If breach relates to a breach of r.2.43(1)(la) by a Subclass 457 visa holder - mitigating, compassionate and compelling factors
This is not a breach of the holder of a subclass 457 visa.
Whether cancellation would result in the visa holder being unlawful and subject to detention, or whether indefinite detention is a possible consequence of cancellation
The applicant is not in detention and she would be expected to comply with the conditions of any subsequent visa granted.
Whether there would be consequential cancellations under s.140
There is no evidence before the Tribunal that there would be any consequential cancellations.
Whether any international obligations would be breached as a result of the cancellation
There is no evidence before the Tribunal and the applicant is not claiming that there are any international obligations that could be breached as a result of the cancellation.
The impact on any victims of family violence
There is no evidence before the Tribunal that there is any victim of domestic violence or that there would be any such impact.
Any other relevant matters raised by the visa holder
In consideration of the evidence as a whole the Tribunal has concluded that the applicant’s intention has been consistent with the reasons she was granted the visa.
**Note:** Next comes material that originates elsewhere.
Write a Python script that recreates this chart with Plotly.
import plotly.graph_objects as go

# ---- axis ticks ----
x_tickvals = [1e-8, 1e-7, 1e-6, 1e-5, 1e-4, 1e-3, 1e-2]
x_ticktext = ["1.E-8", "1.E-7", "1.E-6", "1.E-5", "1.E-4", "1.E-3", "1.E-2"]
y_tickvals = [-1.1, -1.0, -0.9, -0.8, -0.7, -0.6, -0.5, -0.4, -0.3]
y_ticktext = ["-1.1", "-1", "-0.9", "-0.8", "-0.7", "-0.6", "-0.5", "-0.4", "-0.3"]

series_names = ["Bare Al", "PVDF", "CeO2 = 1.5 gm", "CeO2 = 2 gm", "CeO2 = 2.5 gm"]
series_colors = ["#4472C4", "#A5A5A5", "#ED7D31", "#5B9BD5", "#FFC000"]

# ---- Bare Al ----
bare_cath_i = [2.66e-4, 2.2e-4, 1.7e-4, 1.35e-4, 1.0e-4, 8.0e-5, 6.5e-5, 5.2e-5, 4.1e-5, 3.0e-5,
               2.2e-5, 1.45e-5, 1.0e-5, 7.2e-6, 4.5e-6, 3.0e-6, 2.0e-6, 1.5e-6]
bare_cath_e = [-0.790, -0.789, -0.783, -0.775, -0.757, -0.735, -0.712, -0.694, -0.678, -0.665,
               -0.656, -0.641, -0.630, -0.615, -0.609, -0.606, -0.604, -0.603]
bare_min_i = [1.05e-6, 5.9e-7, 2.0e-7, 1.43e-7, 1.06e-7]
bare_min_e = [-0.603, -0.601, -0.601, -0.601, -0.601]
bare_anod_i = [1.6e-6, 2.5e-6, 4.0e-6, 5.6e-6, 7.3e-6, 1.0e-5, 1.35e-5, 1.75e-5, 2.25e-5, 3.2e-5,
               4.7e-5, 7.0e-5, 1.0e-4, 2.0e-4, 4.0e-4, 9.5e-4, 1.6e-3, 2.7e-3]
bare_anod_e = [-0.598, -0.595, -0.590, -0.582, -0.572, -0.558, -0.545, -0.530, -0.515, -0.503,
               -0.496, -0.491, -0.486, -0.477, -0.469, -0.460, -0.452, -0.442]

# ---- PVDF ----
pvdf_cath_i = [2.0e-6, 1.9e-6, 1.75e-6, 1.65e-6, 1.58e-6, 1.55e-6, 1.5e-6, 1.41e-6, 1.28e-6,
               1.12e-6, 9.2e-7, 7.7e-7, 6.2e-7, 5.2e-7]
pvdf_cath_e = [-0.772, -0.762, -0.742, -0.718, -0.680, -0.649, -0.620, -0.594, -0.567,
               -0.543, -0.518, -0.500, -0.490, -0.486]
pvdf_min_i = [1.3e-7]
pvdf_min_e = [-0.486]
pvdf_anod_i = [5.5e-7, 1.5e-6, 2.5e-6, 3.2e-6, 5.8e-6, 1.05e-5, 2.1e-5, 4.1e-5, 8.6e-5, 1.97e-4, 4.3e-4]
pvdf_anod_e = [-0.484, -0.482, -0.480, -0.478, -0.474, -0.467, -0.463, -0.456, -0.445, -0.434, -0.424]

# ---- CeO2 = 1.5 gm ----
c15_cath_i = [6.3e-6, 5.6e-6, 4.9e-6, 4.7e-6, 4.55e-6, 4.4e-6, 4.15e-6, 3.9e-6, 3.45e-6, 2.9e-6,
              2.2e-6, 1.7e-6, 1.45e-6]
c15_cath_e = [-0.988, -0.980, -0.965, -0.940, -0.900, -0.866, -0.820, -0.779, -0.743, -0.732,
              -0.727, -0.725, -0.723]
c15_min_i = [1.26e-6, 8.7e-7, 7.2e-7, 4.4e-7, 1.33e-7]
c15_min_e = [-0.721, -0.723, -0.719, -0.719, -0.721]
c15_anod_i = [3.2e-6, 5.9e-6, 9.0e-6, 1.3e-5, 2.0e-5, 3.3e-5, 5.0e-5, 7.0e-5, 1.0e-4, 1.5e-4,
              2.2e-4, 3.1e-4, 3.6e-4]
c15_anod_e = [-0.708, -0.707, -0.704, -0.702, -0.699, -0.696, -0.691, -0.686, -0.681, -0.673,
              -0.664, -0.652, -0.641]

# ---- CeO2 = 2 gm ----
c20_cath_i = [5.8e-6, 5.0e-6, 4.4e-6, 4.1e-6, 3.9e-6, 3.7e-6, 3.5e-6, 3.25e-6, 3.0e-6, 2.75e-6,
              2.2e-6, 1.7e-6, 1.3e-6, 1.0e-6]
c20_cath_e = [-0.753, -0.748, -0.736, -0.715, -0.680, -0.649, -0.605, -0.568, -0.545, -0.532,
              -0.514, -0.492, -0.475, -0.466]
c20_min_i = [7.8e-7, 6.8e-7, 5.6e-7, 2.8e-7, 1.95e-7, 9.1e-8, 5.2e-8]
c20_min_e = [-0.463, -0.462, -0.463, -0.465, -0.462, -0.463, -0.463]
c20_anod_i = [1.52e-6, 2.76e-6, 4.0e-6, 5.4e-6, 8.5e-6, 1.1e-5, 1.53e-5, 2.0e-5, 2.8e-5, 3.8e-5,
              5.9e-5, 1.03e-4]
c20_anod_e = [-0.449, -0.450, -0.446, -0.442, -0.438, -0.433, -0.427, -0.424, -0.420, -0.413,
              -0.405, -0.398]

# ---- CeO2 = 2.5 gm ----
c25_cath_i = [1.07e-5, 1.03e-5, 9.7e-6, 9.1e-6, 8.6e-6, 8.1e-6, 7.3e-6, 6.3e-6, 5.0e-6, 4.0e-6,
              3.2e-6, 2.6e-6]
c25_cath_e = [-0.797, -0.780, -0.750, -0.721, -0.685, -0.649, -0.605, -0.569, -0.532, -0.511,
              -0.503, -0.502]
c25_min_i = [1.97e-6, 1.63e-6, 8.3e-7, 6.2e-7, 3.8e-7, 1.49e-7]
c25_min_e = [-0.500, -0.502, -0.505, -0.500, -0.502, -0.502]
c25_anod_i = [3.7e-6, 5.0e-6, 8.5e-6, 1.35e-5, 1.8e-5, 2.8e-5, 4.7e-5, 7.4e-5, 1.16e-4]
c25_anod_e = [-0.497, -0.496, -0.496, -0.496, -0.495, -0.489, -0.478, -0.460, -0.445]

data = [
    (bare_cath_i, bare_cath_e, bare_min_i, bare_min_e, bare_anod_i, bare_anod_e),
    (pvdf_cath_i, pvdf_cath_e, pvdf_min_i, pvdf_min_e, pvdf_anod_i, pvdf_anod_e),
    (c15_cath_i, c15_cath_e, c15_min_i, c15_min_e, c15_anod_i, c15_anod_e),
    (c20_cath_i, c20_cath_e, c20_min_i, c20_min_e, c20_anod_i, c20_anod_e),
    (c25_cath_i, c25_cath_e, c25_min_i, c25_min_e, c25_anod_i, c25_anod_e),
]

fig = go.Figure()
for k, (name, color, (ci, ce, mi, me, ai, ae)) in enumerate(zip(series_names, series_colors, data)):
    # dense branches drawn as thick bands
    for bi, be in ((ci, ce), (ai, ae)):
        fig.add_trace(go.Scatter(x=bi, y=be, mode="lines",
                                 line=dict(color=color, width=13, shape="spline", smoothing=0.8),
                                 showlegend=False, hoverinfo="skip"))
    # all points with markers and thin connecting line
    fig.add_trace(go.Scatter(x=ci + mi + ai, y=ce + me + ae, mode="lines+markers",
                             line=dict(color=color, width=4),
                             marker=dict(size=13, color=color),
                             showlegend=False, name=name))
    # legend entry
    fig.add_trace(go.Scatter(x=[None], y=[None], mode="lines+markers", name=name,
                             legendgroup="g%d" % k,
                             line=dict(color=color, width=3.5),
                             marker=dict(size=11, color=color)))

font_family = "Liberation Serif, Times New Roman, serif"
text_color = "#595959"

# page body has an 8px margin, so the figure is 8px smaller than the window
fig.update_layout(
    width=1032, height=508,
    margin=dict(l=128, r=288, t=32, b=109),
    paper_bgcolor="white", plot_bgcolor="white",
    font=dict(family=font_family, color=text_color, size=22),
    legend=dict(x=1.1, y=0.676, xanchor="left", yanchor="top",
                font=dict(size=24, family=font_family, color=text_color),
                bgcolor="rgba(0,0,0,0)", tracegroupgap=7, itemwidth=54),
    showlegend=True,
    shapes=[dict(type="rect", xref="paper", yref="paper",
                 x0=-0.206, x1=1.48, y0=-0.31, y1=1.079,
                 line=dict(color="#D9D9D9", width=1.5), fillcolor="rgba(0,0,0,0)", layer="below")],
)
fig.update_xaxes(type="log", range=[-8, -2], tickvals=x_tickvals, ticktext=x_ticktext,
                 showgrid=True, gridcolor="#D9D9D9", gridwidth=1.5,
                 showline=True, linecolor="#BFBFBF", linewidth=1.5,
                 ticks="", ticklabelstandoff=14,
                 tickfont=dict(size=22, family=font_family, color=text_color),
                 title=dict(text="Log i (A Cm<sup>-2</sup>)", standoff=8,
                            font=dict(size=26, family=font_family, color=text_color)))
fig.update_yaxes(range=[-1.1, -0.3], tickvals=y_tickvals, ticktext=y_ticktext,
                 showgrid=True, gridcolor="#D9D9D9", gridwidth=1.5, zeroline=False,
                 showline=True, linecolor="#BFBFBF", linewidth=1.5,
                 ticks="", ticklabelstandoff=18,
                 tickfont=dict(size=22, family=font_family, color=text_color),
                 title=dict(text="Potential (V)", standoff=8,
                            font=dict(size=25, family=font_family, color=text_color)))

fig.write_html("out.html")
In essence and for those reasons, the Tribunal is satisfied that the favourable exercise of discretion in this matter is appropriate.
Considering the circumstances as a whole, the Tribunal concludes that the visa should not be cancelled.
DECISION
The Tribunal sets aside the decision under review and substitutes a decision not to cancel the applicant’s Subclass 572 Vocational Education and Training Sector visa.
Antoinette Younes
Senior MemberATTACHMENT – Extract from r.2.43 of the Migration Regulations 1994
…
(1C)For subsection 116(1A) of the Act, the Minister may have regard to the matter mentioned in subregulation (1D) in determining whether he or she is satisfied as mentioned in paragraph 116(1)(fa) of the Act.
(1D)For subregulation (1C), the matter is that participation in a course of study by the holder of a student visa has been deferred or temporarily suspended by the provider of the course of study:
(a)because of the conduct of the holder; or
(b)because of the circumstances of the holder, other than compassionate or compelling circumstances; or
(c)because of compassionate or compelling circumstances of the holder, if the Minister is satisfied that the circumstances have ceased to exist; or
(d)on the basis of evidence or a document given to the provider about the holder’s circumstances, if the Minister is satisfied that the evidence or document is fraudulent or misrepresents the holder’s circumstances.